Déjà dans le récit du l’Exode qui relate cet épisode, il y a un combat, une confrontation au mal. L’endurcissement du pharaon devant Moïse entraîne les 10 plaies d’Egypte dont la dernière est la mort des premiers-nés qui ne touche pas les Israélites qui ont enduit leurs portes du sang d’un agneau sacrifié.

Ici aussi, Matthieu nous montre Jésus confronté au mal, à la perspective de sa mort, décidée par les chefs religieux de son époque, avec la complicité de Judas, un de ses 12 apôtres.

Dans cette semaine sainte que nous vivons en 2022, nous sommes marqués par ce qui se passe dans le monde, par la guerre en Ukraine, les images terribles que nous découvrons de ce qui s’est passé et se passe encore dans l’occupation par l’armée russe et les combats. De nombreux réfugiés ukrainiens sont accueillis en Suisse et une permanence est en place à la Cure de Couvet le jeudi après-midi.

Nous sommes confrontés à nos ambiguïtés suisses et occidentales. Il y a d’autres guerres, d’autres réfugiés dans le monde. Y sommes-nous autant sensibles qu’à ce qui se passe en Ukraine ?

Nous sommes aussi confrontés aux limites de notre mode de vie moderne avec ses conséquences sur l’environnement.

La question du mal et de notre solidarité avec celui-ci nous est posée tant par les événements d’aujourd’hui que par le texte biblique.

En Jésus, Dieu ne vient pas dans un monde idéal. Il ne ferme pas les yeux sur le mal, mais il est avec nous au cœur du monde, comme le rappelle sans cesse l’évangile de Matthieu. Jésus est l’Emmanuel, Dieu avec nous, jusqu’à la fin des temps.

Face au complot qui va le mener à la croix, Jésus est présenté comme le maître des événements. C’est lui qui accepte librement sa mort, dans la fidélité avec tout ce qu’il a enseigné.

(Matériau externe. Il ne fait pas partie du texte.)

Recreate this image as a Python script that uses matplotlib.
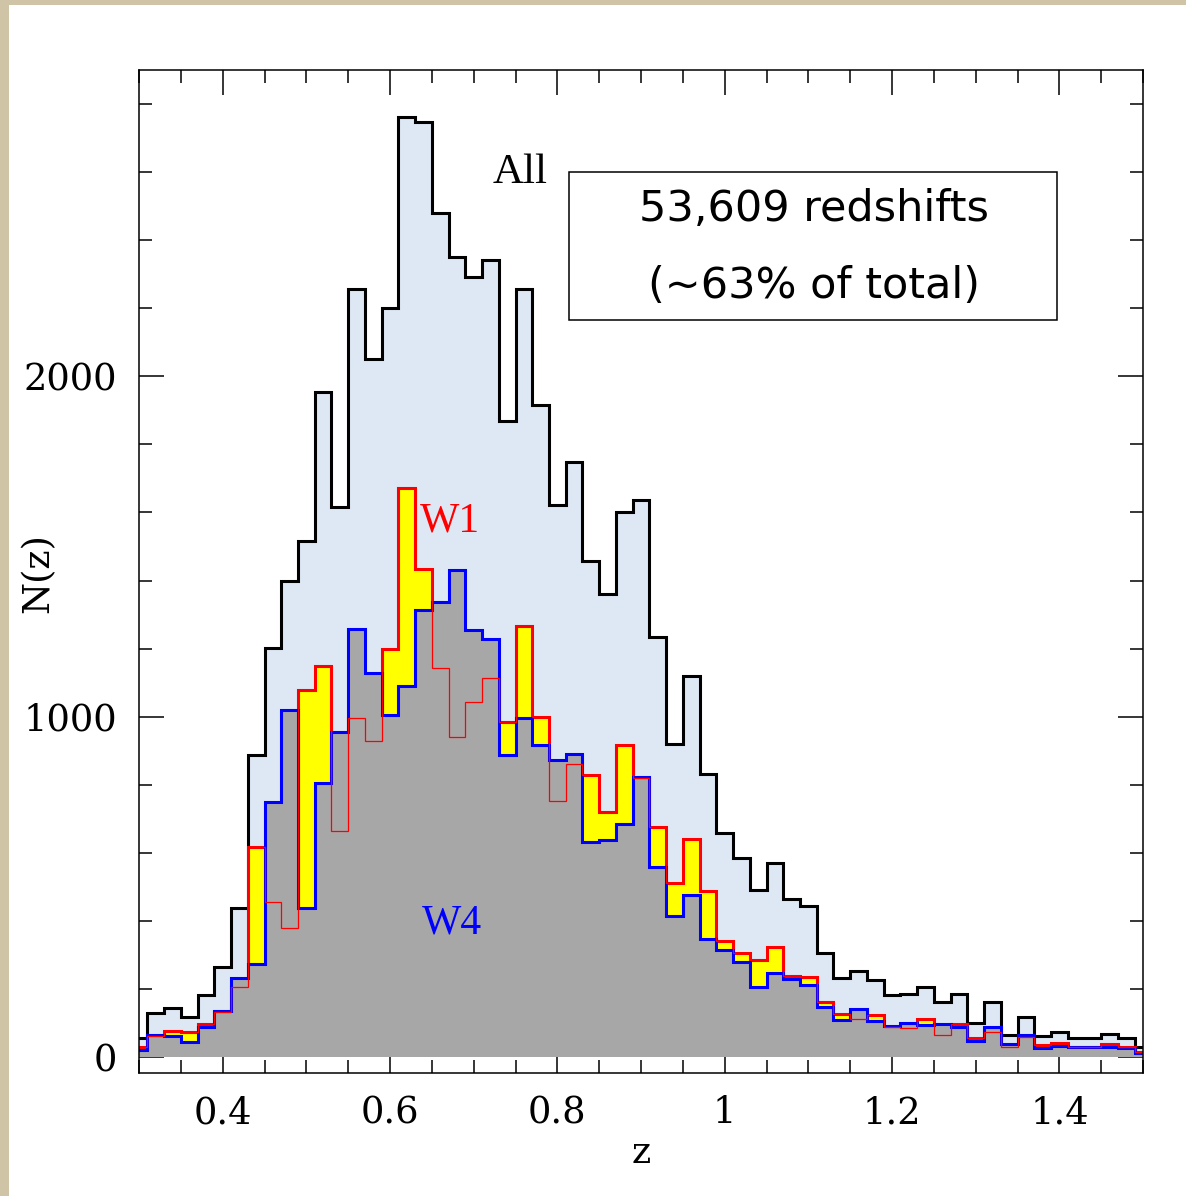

Cela nous invite à avoir aujourd’hui l’espérance que Dieu tient nos vies et le monde entre ses mains, au-delà des possibilités et des vues humaines.

Ce que Jésus offre ici, c’est un repas qui dit le sens de sa vie, de sa mort et de sa résurrection pour tous les humains de cette terre. C’est dans nos besoins les plus fondamentaux, manger, boire, respirer, être en relation que Jésus nous rejoint. Mystérieusement, il est avec nous dans ce pain et ce vin partagés. Il veut habiter en nous, nous donner force, énergie et élan au cœur du monde.

Face à la trahison de Judas, Jésus est parfaitement lucide. Il regarde Judas et le renvoie à lui-même. Comme pour nous mettre en garde, Matthieu insiste sur Judas comme étant l’un des 12 apôtres. Quand Jésus annonce qu’il va être trahi par l’un des disciples, la réaction de Judas et des autres disciples est la même : « ce n’est pas moi, n’est-ce pas ? », un seul mot distingue Judas des autres disciples, il appelle Jésus « Rabbi », c’est-à-dire « Maître » et non pas « Seigneur » comme les autres.

J’y lis une invitation à être lucide sur nous-mêmes et à toujours laisser la Bonne nouvelle de Jésus-Christ nous transformer en profondeur, à ne pas se contenter de vivre l’Evangile en surface, mais à reconnaître Jésus comme seigneur de nos vies. Si Judas trahit Jésus, tous les autres disciples l’abandonneront aussi. Seul Jésus vivra jusqu’au bout la fidélité à ce qu’il enseigné, l’amour jusqu’au bout, jusqu’au don de sa vie sur la croix.

C’est dans ce repas qui donne sens à sa mort que Jésus nous rejoint et se donne à nous, pour nous transformer encore et toujours de l’intérieur. C’est dans le don de la vie de Jésus, mort et ressuscité, dans la fidélité à l’amour de Dieu que tout se joue.

L’alliance entre Dieu et les humains est maintenant définie par le Christ mort et ressuscité, qui a été confronté au mal, qui en est mort pour le transformer de l’intérieur.

Sans fermer les yeux sur le mal, Dieu offre en Jésus-Christ son pardon, pour renouveler nos vies, pour renouveler le monde. En Jésus-Christ mort et ressuscité, dans cette Cène partagée, nous recevons le pardon nécessaire, nous recevons un chemin pour briser le cycle du mal et vivre le Royaume de Dieu.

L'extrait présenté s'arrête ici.